Serdyukov did not explain why he chose the brigade-operational command-district hierarchy over phasing out districts altogether to introduce strategic commands that would be formed on the basis of geographic directions (south, north, etc.) as the previous chief of General Staff Yuri Baluevsky had proposed.

Another lesson learned in Georgia, which Serdyukov plans to implement, is that the rapid reaction forces must be boosted. According to Serdyukov's plan, there will be a new airborne brigade formed in each of the existing six military districts. These brigades will not report to the command of the airborne troops in Moscow, but will be integrated into the hierarchy of the military districts. There are already two airborne brigades and one airborne regiment, which operate outside the command of the airborne troops.

Dual subordination of units to the military district and to the command in Moscow has slowed action in the past and new brigades will not be burdened with this disadvantage.
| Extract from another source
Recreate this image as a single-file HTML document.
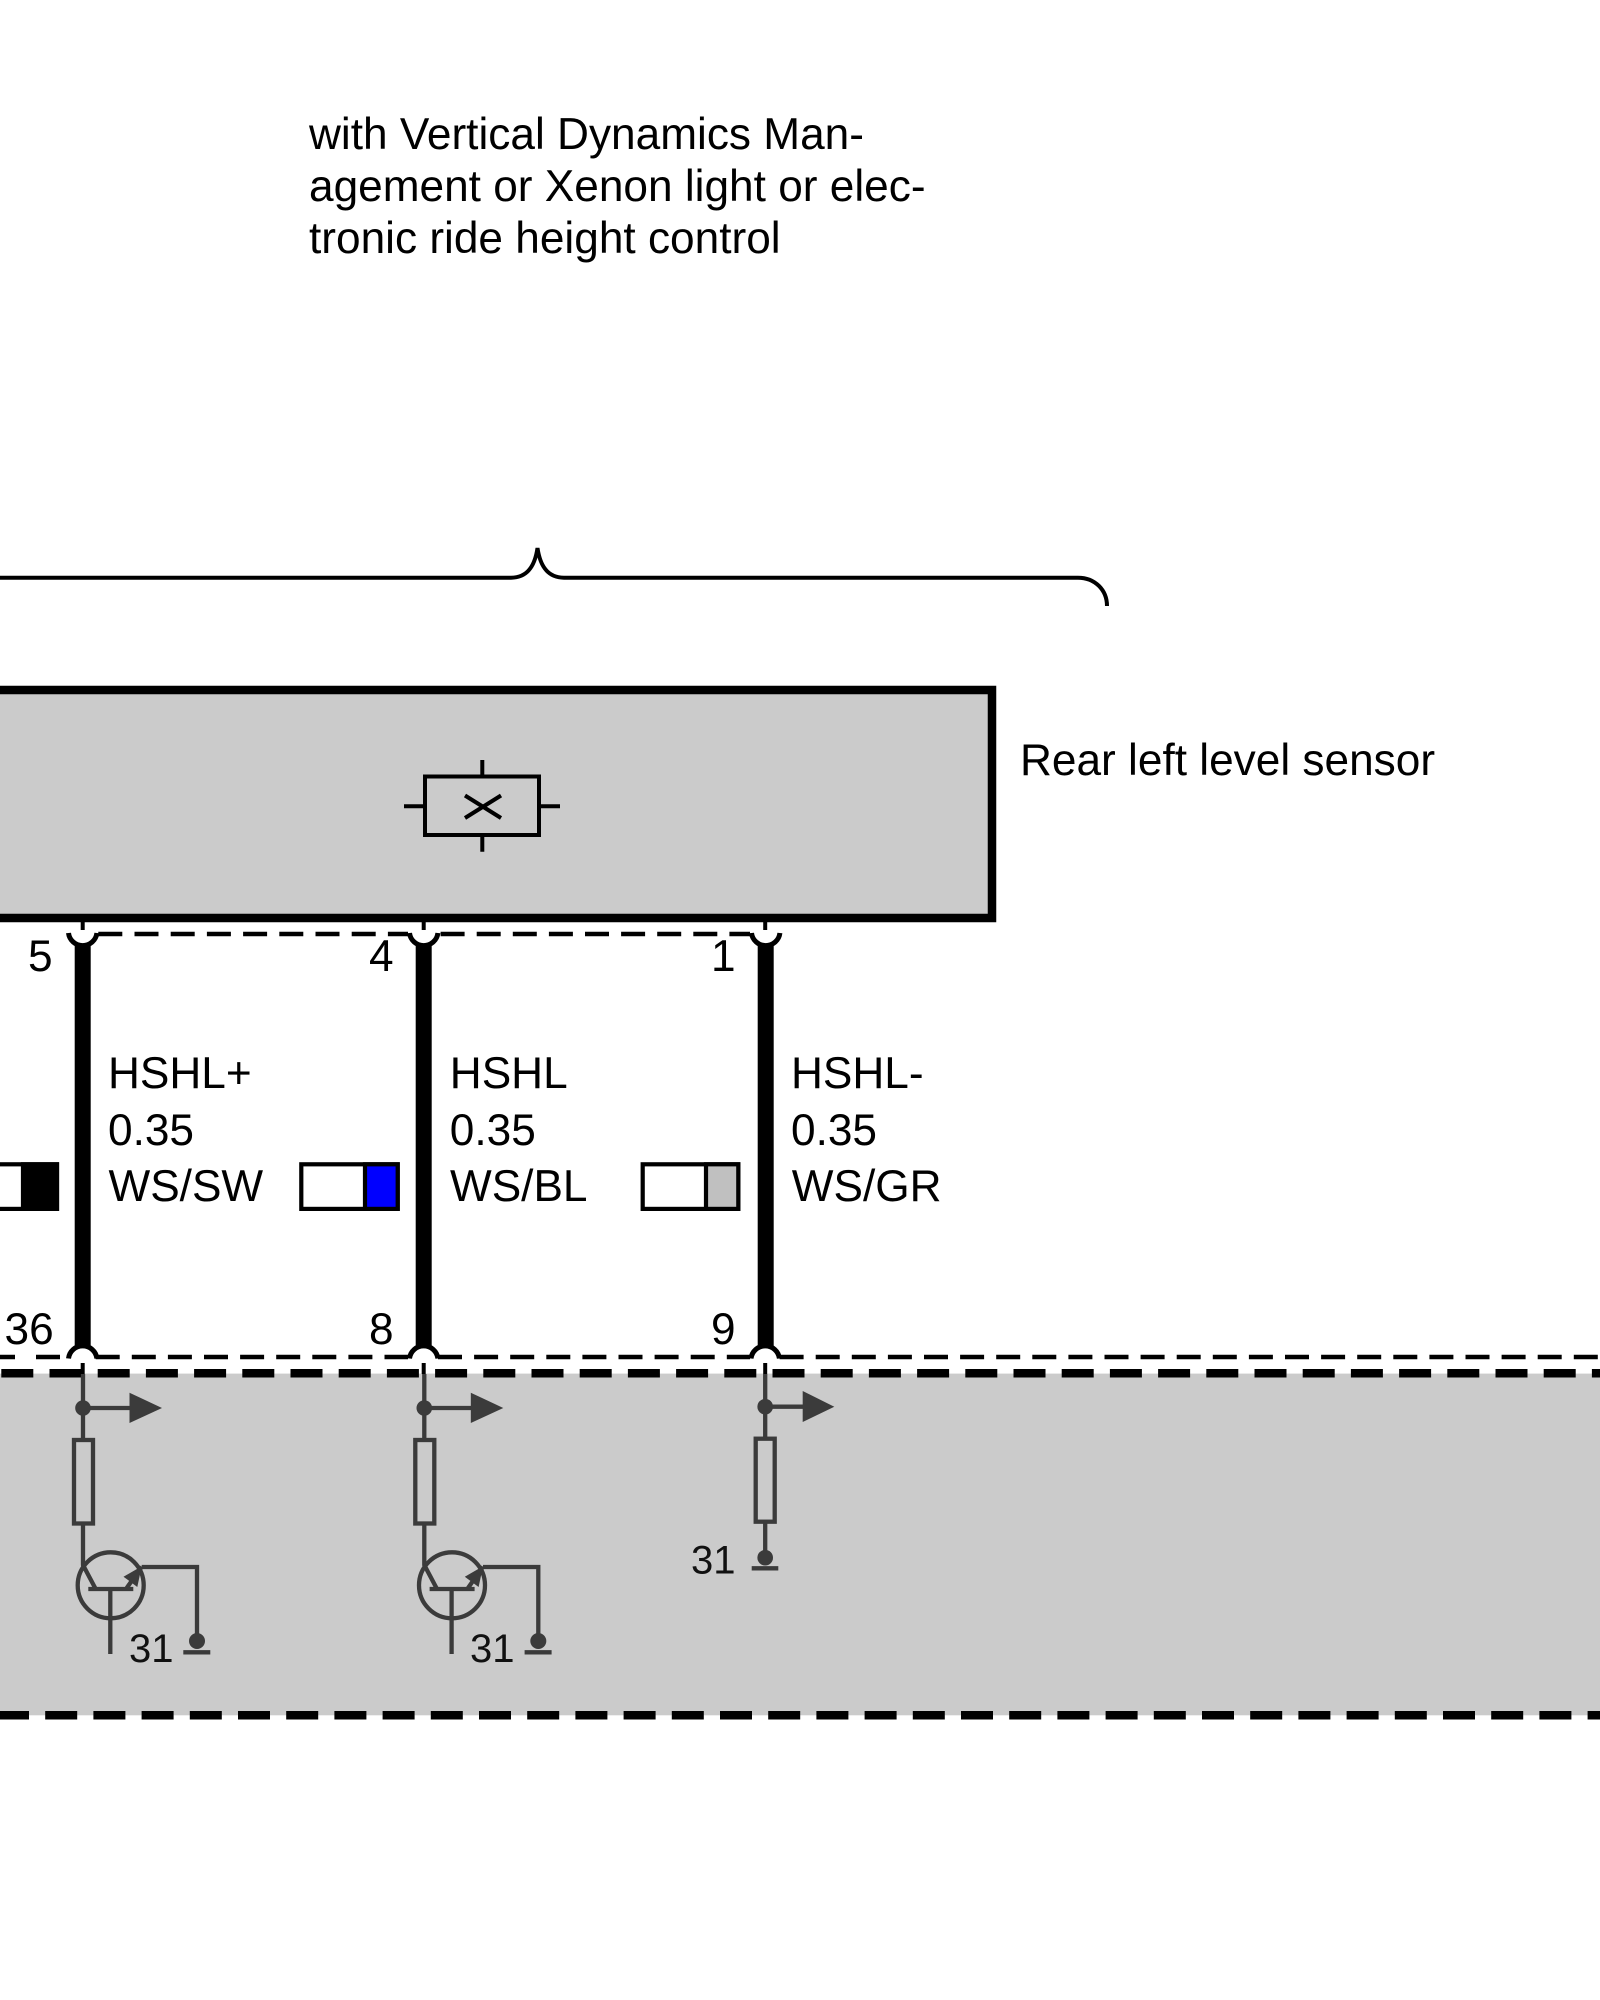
<!DOCTYPE html>
<html lang="en">
<head>
<meta charset="utf-8">
<title>Rear left level sensor wiring</title>
<style>
html,body{margin:0;padding:0;background:#fff;width:1600px;height:2000px;overflow:hidden}
svg{display:block}
text{font-family:"Liberation Sans",Arial,sans-serif;font-size:44.2px;fill:#000}
.s{font-size:40px;fill:#111}
</style>
</head>
<body>
<svg width="1600" height="2000" viewBox="0 0 1600 2000" xmlns="http://www.w3.org/2000/svg">
<rect width="1600" height="2000" fill="#fff"/>

<!-- top note -->
<text x="309" y="149">with Vertical Dynamics Man-</text>
<text x="309" y="201">agement or Xenon light or elec-</text>
<text x="309" y="253">tronic ride height control</text>

<!-- brace -->
<path d="M0 577.7H511C528 577.7 535 565 537.5 548C540 565 547 577.7 564 577.7H1078C1095 577.7 1107 590 1107 606" fill="none" stroke="#000" stroke-width="4"/>

<!-- sensor box -->
<rect x="-10" y="690" width="1002" height="228" fill="#cbcbcb" stroke="#000" stroke-width="8.5"/>
<g fill="none" stroke="#000" stroke-width="4">
<rect x="425" y="776.5" width="114" height="58.5"/>
<path d="M482.3 760V776.5M482.3 835V851.7M404 806.3H425M539 806.3H560M465 795.5L501 818M501 795.5L465 818"/>
</g>
<text x="1020" y="775">Rear left level sensor</text>

<!-- lower band -->
<rect x="0" y="1373.6" width="1600" height="341.7" fill="#cbcbcb"/>
<line x1="-46.9" y1="1373.3" x2="1600" y2="1373.3" stroke="#000" stroke-width="8.5" stroke-dasharray="32 16.2"/>
<line x1="-3" y1="1715.3" x2="1600" y2="1715.3" stroke="#000" stroke-width="8.5" stroke-dasharray="32 16.2"/>

<!-- upper dashed connector line -->
<g stroke="#000" stroke-width="4.5" fill="none">
<line x1="98.3" y1="934" x2="408" y2="934" stroke-dasharray="24 12.2"/>
<line x1="440.6" y1="934" x2="750" y2="934" stroke-dasharray="24 12.1"/>
<!-- lower dashed connector line -->
<line x1="0" y1="1357" x2="15" y2="1357"/>
<line x1="36" y1="1357" x2="60" y2="1357"/>
<line x1="95.7" y1="1357" x2="408" y2="1357" stroke-dasharray="24 12.1"/>
<line x1="438" y1="1357" x2="750" y2="1357" stroke-dasharray="24 12.1"/>
<line x1="779.6" y1="1357" x2="1600" y2="1357" stroke-dasharray="24 12.1"/>
</g>

<!-- wires -->
<g stroke="#000" stroke-width="16">
<line x1="82.7" y1="940" x2="82.7" y2="1350"/>
<line x1="423.7" y1="940" x2="423.7" y2="1350"/>
<line x1="765.7" y1="940" x2="765.7" y2="1350"/>
</g>

<!-- connector cups -->
<g fill="#fff" stroke="#000" stroke-width="5">
<path d="M68.5 933A14.3 14.3 0 0 0 96.9 933Z" stroke="none"/>
<path d="M409.5 933A14.3 14.3 0 0 0 437.9 933Z" stroke="none"/>
<path d="M751.5 933A14.3 14.3 0 0 0 779.9 933Z" stroke="none"/>
<path d="M68.5 933A14.3 14.3 0 0 0 96.9 933" fill="none"/>
<path d="M409.5 933A14.3 14.3 0 0 0 437.9 933" fill="none"/>
<path d="M751.5 933A14.3 14.3 0 0 0 779.9 933" fill="none"/>
<path d="M68.5 1358.5A14.3 14.3 0 0 1 96.9 1358.5Z" stroke="none"/>
<path d="M409.5 1358.5A14.3 14.3 0 0 1 437.9 1358.5Z" stroke="none"/>
<path d="M751 1358.5A14.3 14.3 0 0 1 779.4 1358.5Z" stroke="none"/>
<path d="M68.5 1358.5A14.3 14.3 0 0 1 96.9 1358.5" fill="none"/>
<path d="M409.5 1358.5A14.3 14.3 0 0 1 437.9 1358.5" fill="none"/>
<path d="M751 1358.5A14.3 14.3 0 0 1 779.4 1358.5" fill="none"/>
</g>
<g stroke="#000" stroke-width="4">
<line x1="82.7" y1="922" x2="82.7" y2="930"/>
<line x1="423.7" y1="922" x2="423.7" y2="930"/>
<line x1="765.2" y1="922" x2="765.2" y2="930"/>
<line x1="82.7" y1="1363" x2="82.7" y2="1374"/>
<line x1="423.7" y1="1363" x2="423.7" y2="1374"/>
<line x1="765.2" y1="1363" x2="765.2" y2="1374"/>
</g>

<!-- pin numbers -->
<text x="28" y="971">5</text>
<text x="369" y="971">4</text>
<text x="711" y="971">1</text>
<text x="4.5" y="1344">36</text>
<text x="369" y="1344">8</text>
<text x="711" y="1344">9</text>

<!-- wire labels -->
<text x="108" y="1088">HSHL+</text>
<text x="108" y="1145">0.35</text>
<text x="108.5" y="1201">WS/SW</text>
<text x="449.8" y="1088">HSHL</text>
<text x="449.8" y="1145">0.35</text>
<text x="450" y="1201">WS/BL</text>
<text x="791" y="1088">HSHL-</text>
<text x="791" y="1145">0.35</text>
<text x="791.8" y="1201">WS/GR</text>

<!-- colour swatches -->
<g stroke="#000" stroke-width="4.2">
<rect x="-41" y="1164.3" width="98" height="44.6" fill="#fff"/>
<rect x="23" y="1164.3" width="34" height="44.6" fill="#000"/>
<rect x="301.3" y="1164.3" width="96.4" height="44.6" fill="#fff"/>
<rect x="365" y="1164.3" width="32.7" height="44.6" fill="#0000ff"/>
<rect x="642.7" y="1164.3" width="95.6" height="44.6" fill="#fff"/>
<rect x="706" y="1164.3" width="32.3" height="44.6" fill="#c0c0c0"/>
</g>

<!-- circuit 1 and 2 -->
<g stroke="#3b3b3b" fill="none" stroke-width="4.3">
<path d="M83 1374V1440M83 1523V1565L95.7 1589"/>
<path d="M84 1408H130" />
<circle cx="83" cy="1408" r="7.8" fill="#3b3b3b" stroke="none"/>
<polygon points="129.5,1392.7 162,1408 129.5,1423" fill="#3b3b3b" stroke="none"/>
<rect x="74" y="1440" width="19" height="83.5"/>
<circle cx="110.7" cy="1585.3" r="33"/>
<path d="M88.3 1589H133.3M110.3 1589V1654M126.7 1588L141.7 1566.7M141.7 1567H197V1641M183.3 1652.3H210.3"/>
<polygon points="141.7,1566.3 123.5,1576.7 137.3,1587" fill="#3b3b3b" stroke="none"/>
<circle cx="197" cy="1641" r="8" fill="#3b3b3b" stroke="none"/>
</g>
<g stroke="#3b3b3b" fill="none" stroke-width="4.3" transform="translate(341.3 0)">
<path d="M83 1374V1440M83 1523V1565L95.7 1589"/>
<path d="M84 1408H130" />
<circle cx="83" cy="1408" r="7.8" fill="#3b3b3b" stroke="none"/>
<polygon points="129.5,1392.7 162,1408 129.5,1423" fill="#3b3b3b" stroke="none"/>
<rect x="74" y="1440" width="19" height="83.5"/>
<circle cx="110.7" cy="1585.3" r="33"/>
<path d="M88.3 1589H133.3M110.3 1589V1654M126.7 1588L141.7 1566.7M141.7 1567H197V1641M183.3 1652.3H210.3"/>
<polygon points="141.7,1566.3 123.5,1576.7 137.3,1587" fill="#3b3b3b" stroke="none"/>
<circle cx="197" cy="1641" r="8" fill="#3b3b3b" stroke="none"/>
</g>
<text class="s" x="129" y="1662">31</text>
<text class="s" x="470" y="1662">31</text>

<!-- circuit 3 -->
<g stroke="#3b3b3b" fill="none" stroke-width="4.3">
<path d="M765.2 1374V1438M765.2 1521V1558M766 1406.7H803"/>
<circle cx="765.2" cy="1406.7" r="7.8" fill="#3b3b3b" stroke="none"/>
<polygon points="802.7,1391 834.3,1406.7 802.7,1422" fill="#3b3b3b" stroke="none"/>
<rect x="755.7" y="1438.7" width="19" height="83"/>
<circle cx="765.2" cy="1557.7" r="7.8" fill="#3b3b3b" stroke="none"/>
<path d="M751.7 1568.3H778.3"/>
</g>
<text class="s" x="691" y="1573.5">31</text>
</svg>
</body>
</html>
Serdyukov's plan to establish more of such ‘independent’ units reflects his vision that lower-level commanders should have control of local assets, including those units that belong to different branches of the armed forces and arms of services, without seeking permission of the commands of these branches and arms of services in Moscow.

While beefing up rapid reaction forces, Serdyukov is also seeking to disband many "reduced to cadre" units, which are undermanned but are still formally referred to as regiments and divisions because they keep enough arms in their arsenals to become full-fledged units if given more personnel. These units take months to beef up before they can be deployed as full-fledged units. While useful in case of protracted large-scale wars, which give top brass time to beef them up, these units are far less useful in quick local conflicts of the type that Russia fought with Georgia - conflicts that require rapid deployment. 

The Defense Ministry will divert resources freed up by disbanding these "fledgling units" to beef up its so-called units of permanent readiness, which are manned with professional soldiers only. For the operations in Georgia, the Russian military tried to rely on such units; however, a lack of readily available units of that kind forced commanders to deploy units with conscripts who suffered disproportional casualties due to inferior training.

Other reforms, which Serdyukov chose to publicly announce after a top bras meeting in Moscow on 14 October, include cutting the number of officers from the current total of 335,000 to 150,000 (or cutting 30 percent of the total manpower to 15 percent). These cuts should bring down the number of generals from 1,100 to 900 by 2012, reducing the manpower of the agency's central staff in Moscow from about 21,000 to 8,500 people.

While firing senior officers, Serdyukov plans to hire 10,000 more lieutenants in order to increase the share of junior officers in the overall officer corps. The agency also plans to hire more professional sergeants while phasing out the warrant officers corps. The ministry also plans to cut down the number of military academies that train officers from 65 to just 10, relocating some of them from Moscow to other cities. All these measures should be implemented by 2012. Earlier, Serdyukov vowed to cut down the armed forces from 1.13 million to 1 million by that time.

These personnel reforms reflect Serdyukov's intention to cut down a bloated military bureaucracy and hire more junior commanders and professional sergeants instead. The Russian armed forces are estimated to have six times fewer soldiers per officer than western armies. At the same time, the lack of junior commanders, such as platoon commanders, hovers at 40 percent in the national armed forces, according to local media sources.

While focusing on personnel and organizational issues, Serdyukov kept mum on what changes would be pursued to deal with flaws in armament and C4 capabilities of the armed forces.

The Russia-Georgia conflict exposed the technical backwardness of Russia's war machine, including lack of modern electronic warfare equipment, lack of all-weather night-time high-precision weapons, reconnaissance, targeting, control, navigation and other systems. It also exposed poor training of air force pilots who lost at least four planes in spite of the inferiority of Georgia's air defense systems. 

A draft strategy of development of the Russian armed forces until 2030, which was leaked to press this summer, says the fact that western armed forces have more modern and advanced weaponry systems than the Russian armed forces is one of the main threats faced by Russia.